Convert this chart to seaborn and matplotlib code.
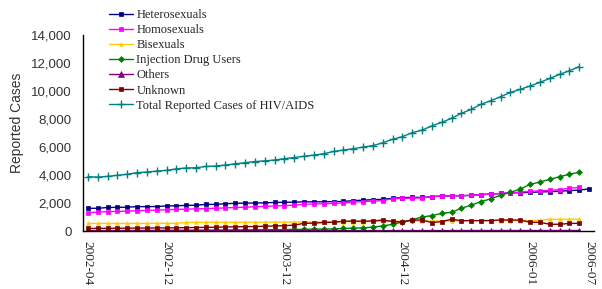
import numpy as np
import pandas as pd
import matplotlib
matplotlib.use("Agg")
import matplotlib.pyplot as plt
from matplotlib.ticker import FuncFormatter, FixedLocator
import seaborn as sns

sns.set_style("white")

# monthly categories 2002-04 .. 2006-07
months = pd.period_range("2002-04", "2006-07", freq="M").strftime("%Y-%m").tolist()
tick_labels = ["2002-04", "2002-12", "2003-12", "2004-12", "2006-01", "2006-07"]

hetero = [1620, 1620, 1680, 1690, 1700, 1740, 1740, 1750, 1790, 1800, 1830, 1840, 1900,
          1900, 1950, 1980, 1990, 2000, 2010, 2040, 2050, 2060, 2080, 2080, 2090, 2100,
          2110, 2170, 2200, 2240, 2260, 2340, 2380, 2400, 2400, 2450, 2500, 2510, 2520,
          2540, 2600, 2640, 2680, 2720, 2740, 2760, 2790, 2810, 2850, 2880, 2930, 3000]
homo = [1310, 1350, 1380, 1400, 1420, 1450, 1470, 1490, 1520, 1540, 1560, 1580, 1600,
        1620, 1650, 1680, 1700, 1730, 1760, 1790, 1810, 1850, 1900, 1930, 1950, 1980,
        2000, 2060, 2100, 2130, 2170, 2300, 2330, 2350, 2360, 2460, 2500, 2520, 2530,
        2550, 2600, 2640, 2680, 2720, 2780, 2830, 2870, 2900, 2960, 3050, 3120, None]
bisex = [540, 540, 540, 540, 540, 540, 540, 550, 550, 550, 610, 620, 620, 620, 620,
         620, 625, 625, 630, 630, 630, 640, 640, 650, 650, 660, 660, 670, 670, 680,
         700, 700, 700, 700, 710, 710, 720, 720, 720, 730, 730, 730, 740, 740, 740,
         740, 760, 840, 840, 840, 840, None]
idu = [30, 30, 35, 35, 40, 40, 45, 45, 50, 50, 55, 60, 60, 65, 70, 75, 80, 85, 90,
       95, 100, 110, 120, 130, 140, 150, 180, 200, 220, 280, 360, 480, 640, 800, 1000,
       1100, 1260, 1340, 1620, 1850, 2100, 2300, 2550, 2760, 3000, 3330, 3500, 3690,
       3880, 4050, 4200, None]
others = [20, 20, 20, 20, 20, 20, 20, 25, 25, 25, 25, 25, 25, 25, 30, 30, 30, 30, 30,
          30, 30, 30, 30, 30, 30, 30, 30, 30, 30, 30, 30, 30, 30, 30, 30, 30, 30, 30,
          35, 35, 35, 35, 35, 35, 35, 35, 35, 35, 35, 35, 35, None]
unknown = [180, 190, 190, 200, 200, 210, 210, 220, 220, 230, 240, 250, 260, 270, 290,
           300, 310, 320, 340, 360, 380, 420, 550, 560, 610, 620, 700, 710, 700, 720,
           780, 680, 640, 790, 780, 600, 670, 840, 740, 740, 740, 750, 790, 790, 780,
           620, 620, 480, 480, 540, 550, None]
total = [3880, 3850, 3900, 3980, 4050, 4170, 4210, 4280, 4330, 4440, 4500, 4520, 4610,
         4640, 4710, 4800, 4880, 4960, 5010, 5070, 5170, 5250, 5340, 5420, 5520, 5680,
         5780, 5880, 5990, 6100, 6300, 6550, 6740, 7020, 7210, 7500, 7760, 8050, 8400,
         8690, 9050, 9310, 9590, 9900, 10120, 10360, 10620, 10900, 11190, 11450, 11740, None]

names = ["Heterosexuals", "Homosexuals", "Bisexuals", "Injection Drug Users",
         "Others", "Unknown", "Total Reported Cases of HIV/AIDS"]
series = [hetero, homo, bisex, idu, others, unknown, total]
colors = ["#000080", "#FF00FF", "#FFCC00", "#008000", "#800080", "#800000", "#008080"]
markers = ["s", "s", "^", "D", "^", "s", "+"]
msizes = [2.3, 2.3, 2.6, 3, 4.5, 2.3, 5.5]

rows = []
for name, vals in zip(names, series):
    for i, v in enumerate(vals):
        rows.append({"idx": i, "series": name, "value": np.nan if v is None else v})
df = pd.DataFrame(rows).dropna()

fig = plt.figure(figsize=(6.02, 2.89), dpi=100)
ax = fig.add_axes([83 / 602, 1 - 231 / 289, 511 / 602, 196 / 289])

for name, c, m, ms in zip(names, colors, markers, msizes):
    sub = df[df["series"] == name]
    sns.lineplot(data=sub, x="idx", y="value", ax=ax, color=c, marker=m,
                 markersize=ms, markeredgecolor=c, markeredgewidth=1 if m == "+" else 0.5,
                 linewidth=1, label=name, legend=False)

ax.set_xlim(-0.5, len(months) - 0.5)
ax.set_ylim(0, 14000)
ax.set_yticks(np.arange(0, 14001, 2000))
ax.yaxis.set_major_formatter(FuncFormatter(lambda v, p: f"{int(v):,}"))
ax.tick_params(axis="y", direction="in", length=4, width=1, labelsize=9.5,
               labelcolor="#333333", pad=8)
for t in ax.get_yticklabels():
    t.set_family("Liberation Sans")

tick_pos = [months.index(t) for t in tick_labels]
ax.set_xticks(tick_pos)
ax.set_xticklabels(tick_labels, rotation=-90, family="Liberation Serif", fontsize=9.5)
ax.tick_params(axis="x", length=0, pad=7)
ax.xaxis.set_minor_locator(FixedLocator(np.arange(-0.5, len(months), 1.0)))
ax.tick_params(axis="x", which="minor", direction="in", length=3, width=0.8)

ax.set_xlabel("")
ax.set_ylabel("Reported Cases", family="Liberation Sans", fontsize=10,
              color="#333333")
ax.yaxis.set_label_coords(-0.115, 0.55)

for s in ["top", "right"]:
    ax.spines[s].set_visible(False)
for s in ["left", "bottom"]:
    ax.spines[s].set_color("black")
    ax.spines[s].set_linewidth(1)

handles = ax.get_lines()[:len(names)]
fig.legend(handles, names, loc="upper left", bbox_to_anchor=(104 / 602, 1 - 4 / 289),
           frameon=False, prop={"family": "Liberation Serif", "size": 9},
           handlelength=1.9, handletextpad=0.3, labelspacing=0.25, borderaxespad=0)

fig.savefig("out.png", dpi=100)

---

- [Work required] From the data above, copy out every line with the string "matplotlib" in it.

- [Answer to this exercise]
Convert this chart to seaborn and matplotlib code.
import matplotlib
matplotlib.use("Agg")
import matplotlib.pyplot as plt
from matplotlib.ticker import FuncFormatter, FixedLocator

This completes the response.